Vermont Gas Systems (VTGas) and International Paper’s Ticonderoga, N.Y., mill announced Wednesday that they had signed an agreement to deliver natural gas to the mill via a pipeline to be built beneath Lake Champlain.
If approved by state regulators, the Lake Champlain pipeline would run from Addison County to Ticonderoga under the nation’s sixth largest body of fresh water. It is a proposed extension of the $57 million Addison County expansion project VTGas has been planning for roughly two years.
Under the contract, which expires at the end of 2015, the Ticonderoga mill would fully fund a lateral pipeline from the Addison County expansion, and the mill would pay for an upgrade of the southern gas line, said VTGas spokesman Steve Wark.
“Vermonters will not be paying for that,” he said, adding the benefit that the upgraded steel line will have for speeding up VTGas’ expansion into southern Vermont, particularly Rutland County.
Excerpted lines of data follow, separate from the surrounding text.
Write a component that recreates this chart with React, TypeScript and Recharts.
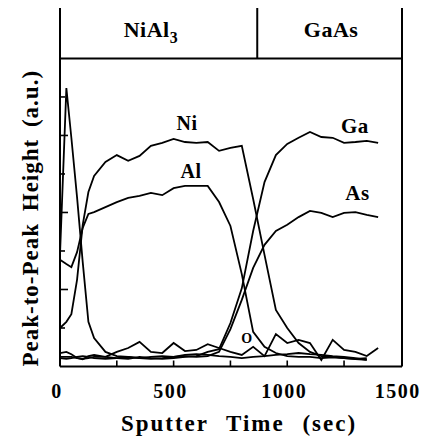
import React from 'react';
import { LineChart, Line, XAxis, YAxis, ReferenceLine, ReferenceDot, Label } from 'recharts';

const FONT = "'Liberation Serif', 'DejaVu Serif', serif";

// Sputter time (sec)
const times = [0, 28, 50, 75, 100, 125, 150, 200, 250, 300, 350, 400, 450, 500, 550, 600, 650, 700, 750, 800, 850, 900, 950, 1000, 1050, 1100, 1150, 1200, 1250, 1300, 1350, 1400];

// Peak-to-peak heights (a.u.)
const niValues = [1.0, 1.16, 1.36, 2.25, 3.68, 4.53, 4.95, 5.31, 5.49, 5.34, 5.47, 5.73, 5.81, 5.91, 5.83, 5.81, 5.83, 5.6, 5.68, 5.73, 4.35, 2.9, 1.47, 1.0, 0.61, 0.38, 0.27, 0.25, 0.22, 0.19, 0.17, null];
const alValues = [2.77, 2.66, 2.58, 2.97, 3.6, 3.96, 4.01, 4.14, 4.27, 4.38, 4.43, 4.51, 4.45, 4.63, 4.69, 4.69, 4.69, 4.27, 3.65, 2.4, 0.9, 0.51, 0.35, 0.27, 0.25, 0.25, 0.22, 0.24, 0.22, 0.2, 0.22, null];
const gaValues = [0.25, 0.25, 0.25, 0.22, 0.2, 0.22, 0.25, 0.25, 0.22, 0.2, 0.25, 0.22, 0.2, 0.22, 0.25, 0.27, 0.38, 0.45, 1.13, 2.03, 3.52, 4.79, 5.49, 5.78, 5.94, 6.09, 5.96, 5.94, 5.81, 5.83, 5.86, 5.81];
const asValues = [0.22, 0.2, 0.22, 0.25, 0.27, 0.25, 0.22, 0.2, 0.22, 0.25, 0.22, 0.2, 0.22, 0.25, 0.27, 0.25, 0.27, 0.38, 0.97, 1.73, 2.56, 3.16, 3.52, 3.68, 3.88, 4.04, 3.99, 3.88, 3.99, 4.01, 3.94, 3.88];
const cValues = [2.9, 7.23, 5.94, 4.4, 2.71, 1.16, 0.74, 0.38, 0.27, 0.25, 0.22, 0.25, 0.27, 0.25, 0.3, 0.32, 0.3, 0.27, 0.25, 0.22, 0.25, 0.27, 0.3, 0.32, 0.35, 0.32, 0.3, 0.27, 0.25, 0.22, 0.17, null];
const oValues = [0.35, 0.38, 0.32, 0.22, 0.19, 0.27, 0.3, 0.25, 0.38, 0.48, 0.64, 0.38, 0.35, 0.61, 0.4, 0.43, 0.58, 0.48, 0.38, 0.3, 0.51, 0.27, 0.84, 0.61, 0.69, 0.61, 0.17, 0.69, 0.43, 0.38, 0.27, 0.48];

const xTicks = [0, 250, 500, 750, 1000, 1250, 1500];
const yTicks = [0, 1, 2, 3, 4, 5, 6, 7, 8];
const X_MAX = 1505;
const Y_MAX = 9.31;
const BAND_Y = 8;
const BOUNDARY_T = 868;

// series name labels: [text, t, v, font size]
const seriesLabels: [string, number, number, number][] = [
  ['Ni', 559, 6.14, 20],
  ['Al', 577, 4.9, 20],
  ['Ga', 1298, 6.06, 21],
  ['As', 1309, 4.32, 21],
  ['O', 823, 0.61, 14],
];

const data = times.map((t, i) => ({
  t,
  ni: niValues[i],
  al: alValues[i],
  ga: gaValues[i],
  as: asValues[i],
  c: cValues[i],
  o: oValues[i],
}));

const txtStyle = (size: number, ls: number, ws = 0): React.CSSProperties => ({
  fontFamily: FONT,
  fontWeight: 700,
  fontSize: size,
  letterSpacing: ls,
  wordSpacing: ws,
  fill: '#000',
});

const XTick = (props: any) => {
  const { x, y, payload } = props;
  const v = payload.value;
  return (
    <g>
      {v > 0 && v < 1500 && <line x1={x} y1={y} x2={x} y2={y - 6} stroke="#000" strokeWidth={1.6} />}
      {v % 500 === 0 && (
        <text x={x - 3} y={y + 31} textAnchor="middle" style={txtStyle(20, 1.5)}>
          {v}
        </text>
      )}
    </g>
  );
};

const YTick = (props: any) => {
  const { x, y, payload } = props;
  const v = payload.value;
  if (v <= 0 || v >= 8) return <g />;
  const len = v % 2 === 0 ? 8 : 5;
  return <line x1={x} y1={y} x2={x + len} y2={y} stroke="#000" strokeWidth={1.6} />;
};

const textLabel = (txt: string, size: number, sub?: string) => (props: any) => {
  const vb = props.viewBox || {};
  const cx = (vb.x ?? 0) + (vb.width ?? 0) / 2;
  const cy = (vb.y ?? 0) + (vb.height ?? 0) / 2;
  return (
    <text x={cx} y={cy} textAnchor="middle" style={txtStyle(size, 0.5)}>
      {txt}
      {sub ? (
        <tspan dy={6} style={{ fontSize: size * 0.72 }}>
          {sub}
        </tspan>
      ) : null}
    </text>
  );
};

const XTitle = (props: any) => {
  const vb = props.viewBox || {};
  const cx = vb.x + vb.width / 2 + 8;
  const y = vb.y + 64.5;
  return (
    <text x={cx} y={y} textAnchor="middle" style={txtStyle(23, 2, 10)}>
      Sputter Time (sec)
    </text>
  );
};

const YTitle = (props: any) => {
  const vb = props.viewBox || {};
  const x = vb.x + vb.width - 22;
  const y = vb.y + vb.height / 2 + 31;
  return (
    <text x={x} y={y} transform={`rotate(-90, ${x}, ${y})`} textAnchor="middle" style={txtStyle(23, 1, 5)}>
      Peak-to-Peak Height (a.u.)
    </text>
  );
};

const lineProps = {
  type: 'linear' as const,
  stroke: '#000',
  strokeWidth: 1.8,
  dot: false,
  isAnimationActive: false,
  connectNulls: false,
  activeDot: false,
};

export default function App() {
  return (
    <div style={{ position: 'absolute', left: 0, top: 0, width: 427, height: 439, background: '#fff' }}>
      <LineChart width={427} height={439} data={data} margin={{ top: 8, right: 25, bottom: 0.5, left: 0 }}>
        <XAxis
          dataKey="t"
          type="number"
          domain={[0, X_MAX]}
          ticks={xTicks}
          interval={0}
          height={72}
          tickSize={0}
          tickMargin={0}
          tickLine={false}
          tick={<XTick />}
          axisLine={{ stroke: '#000', strokeWidth: 2 }}
        >
          <Label content={<XTitle />} />
        </XAxis>
        <YAxis
          type="number"
          domain={[0, Y_MAX]}
          ticks={yTicks}
          interval={0}
          width={60}
          tickSize={0}
          tickMargin={0}
          tickLine={false}
          tick={<YTick />}
          axisLine={{ stroke: '#000', strokeWidth: 2 }}
        >
          <Label content={<YTitle />} />
        </YAxis>
        <ReferenceLine x={X_MAX} stroke="#000" strokeWidth={2} />
        <ReferenceLine y={BAND_Y} stroke="#000" strokeWidth={2} />
        <ReferenceLine segment={[{ x: BOUNDARY_T, y: BAND_Y }, { x: BOUNDARY_T, y: Y_MAX }]} stroke="#000" strokeWidth={2} />
        <Line dataKey="c" {...lineProps} />
        <Line dataKey="o" {...lineProps} />
        <Line dataKey="ni" {...lineProps} />
        <Line dataKey="al" {...lineProps} />
        <Line dataKey="ga" {...lineProps} />
        <Line dataKey="as" {...lineProps} />
        <ReferenceDot x={400} y={8.56} r={0} fill="none" stroke="none" label={textLabel('NiAl', 22, '3')} />
        <ReferenceDot x={1193} y={8.56} r={0} fill="none" stroke="none" label={textLabel('GaAs', 22)} />
        {seriesLabels.map(([txt, t, v, size]) => (
          <ReferenceDot key={txt} x={t} y={v} r={0} fill="none" stroke="none" label={textLabel(txt, size)} />
        ))}
      </LineChart>
    </div>
  );
}
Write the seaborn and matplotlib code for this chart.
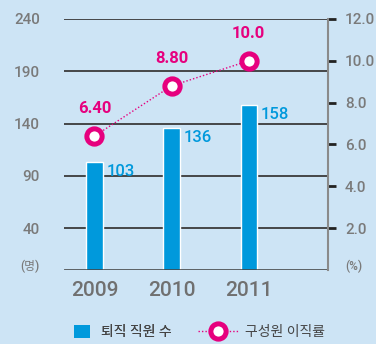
import numpy as np
import matplotlib
matplotlib.use("Agg")
import matplotlib.pyplot as plt
from matplotlib.lines import Line2D
from matplotlib.patches import Patch
import seaborn as sns

# Retiring staff count and member turnover rate by year
years = ["2009", "2010", "2011"]
retirees = [103, 136, 158]
turnover = [6.40, 8.80, 10.0]
turnover_labels = ["6.40", "8.80", "10.0"]

left_ticks = [40, 90, 140, 190, 240]
right_ticks = [2.0, 4.0, 6.0, 8.0, 10.0, 12.0]
legend_labels = ["퇴직 직원 수", "구성원 이직률"]

BG = "#cde4f5"
BLUE = "#0099dc"
MAGENTA = "#e6007e"
GREY = "#7a7a7a"

sns.set_theme(style="white")
plt.rcParams["font.family"] = ["Roboto", "Noto Sans CJK KR", "DejaVu Sans"]

fig = plt.figure(figsize=(3.76, 3.44), dpi=100, facecolor=BG)
ax = fig.add_axes([0.169, 0.215, 0.704, 0.730])
ax.set_facecolor(BG)

pos = np.arange(len(years))
sns.barplot(x=pos, y=retirees, color=BLUE, width=0.21, saturation=1,
            native_scale=True, ax=ax, zorder=3)

ax.set_xlim(-0.40, 3.03)
ax.set_ylim(0, 240)
for v in left_ticks:
    ax.axhline(v, color="#3a3a3a", lw=1.3, zorder=2)
ax.axhline(0, color="#3a3a3a", lw=1.8, zorder=4)

ax.set_yticks([0] + left_ticks)
ax.set_yticklabels(["(명)"] + [str(v) for v in left_ticks])
ax.tick_params(axis="y", length=0, pad=17, labelsize=11, labelcolor=GREY)
for t in ax.get_yticklabels():
    t.set_fontweight("medium")
ax.get_yticklabels()[0].set_fontsize(8.5)
ax.get_yticklabels()[0].set_va("baseline")
ax.set_xticks(pos)
ax.set_xticklabels(years)
ax.tick_params(axis="x", length=0, pad=8, labelsize=15, labelcolor="#707070")
for t in ax.get_xticklabels():
    t.set_fontweight("medium")
ax.set_xlabel("")
ax.set_ylabel("")
for s in ax.spines.values():
    s.set_visible(False)

for x, v in zip(pos, retirees):
    ax.text(x + 0.155, v - 2, str(v), color=BLUE, fontsize=12,
            fontweight="medium", ha="left", va="top", zorder=4)

ax2 = ax.twinx()
ax2.set_ylim(0, 12)
sns.lineplot(x=pos, y=turnover, ax=ax2, color=MAGENTA, lw=1, linestyle=(0, (1, 1.5)),
             marker="o", markersize=11, markerfacecolor="white",
             markeredgecolor=MAGENTA, markeredgewidth=3.6, zorder=5)
for x, v, lab in zip(pos, turnover, turnover_labels):
    ax2.text(x, v + 0.95, lab, color=MAGENTA, fontsize=12, fontweight="bold",
             ha="center", va="bottom")

ax2.set_yticks([0] + right_ticks)
ax2.set_yticklabels(["(%)"] + [f"{v:.1f}" for v in right_ticks])
ax2.tick_params(axis="y", length=6, width=2, color="#222222", pad=6,
                labelsize=11, labelcolor=GREY, direction="out")
for t in ax2.get_yticklabels():
    t.set_fontweight("medium")
ax2.yaxis.get_major_ticks()[0].tick2line.set_visible(False)
ax2.get_yticklabels()[0].set_fontsize(8.5)
ax2.get_yticklabels()[0].set_va("baseline")
for name, s in ax2.spines.items():
    s.set_visible(name == "right")
ax2.spines["right"].set_color("#8a8a8a")
ax2.spines["right"].set_linewidth(1.5)
ax2.set_ylabel("")

# Legend: two separate entries so each handle keeps its own size
leg_y = 1 - 332 / 344
bar_handle = Patch(facecolor=BLUE, edgecolor="none")
line_handle = Line2D([], [], color=MAGENTA, lw=1, linestyle=(0, (1, 1.5)), marker="o",
                     markersize=11, markerfacecolor="white", markeredgecolor=MAGENTA,
                     markeredgewidth=3.6)
leg1 = fig.legend([bar_handle], [legend_labels[0]], loc="center left",
                  bbox_to_anchor=(74 / 376, leg_y), frameon=False, fontsize=10,
                  labelcolor="#444444", handlelength=1.15, handleheight=1.15,
                  handletextpad=0.8, borderpad=0, borderaxespad=0)
leg2 = fig.legend([line_handle], [legend_labels[1]], loc="center left",
                  bbox_to_anchor=(198 / 376, leg_y), frameon=False, fontsize=10,
                  labelcolor="#444444", handlelength=2.9, handletextpad=0.5,
                  borderpad=0, borderaxespad=0)
fig.add_artist(leg1)

fig.savefig("out.png", dpi=100, facecolor=BG)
Wark would not divulge further details surrounding the agreement, but he did say VTGas would propose laying a pipeline under Lake Champlain using a method called directional drilling.
“It allows us to cross the lake without disturbing the bottom,” he said.
VTGas plans to submit permit requests for the first stage of the Addison County expansion in December 2012 and will submit subsequent requests for the Lake Champlain line. The utility, which is owned by Gaz Métro, Green Mountain Power’s parent company, plans to begin a series of studies to better assess the geography of the area and identify a westerly corridor to Ticonderoga from the Middlebury area. Wark previously said that if everything goes according to plan, VTGas would serve the Ticonderoga mill by 2015.
International Paper spokeswoman Donna Wadsworth said that the agreement would help the mill wean its consumption of oil, which is its primary source of fuel.
“It means significant energy cost reductions and an opportunity to reduce greenhouse gas emissions by approximately 26 percent,” she said, adding that reducing greenhouse gas emissions is important to keep in line with New York state reduction goals.
Gov. Peter Shumlin last month told VTDigger that he supports the project because it would reduce harmful emissions blown over the lake to Vermont and will help speed up the southern expansion of natural gas in Vermont.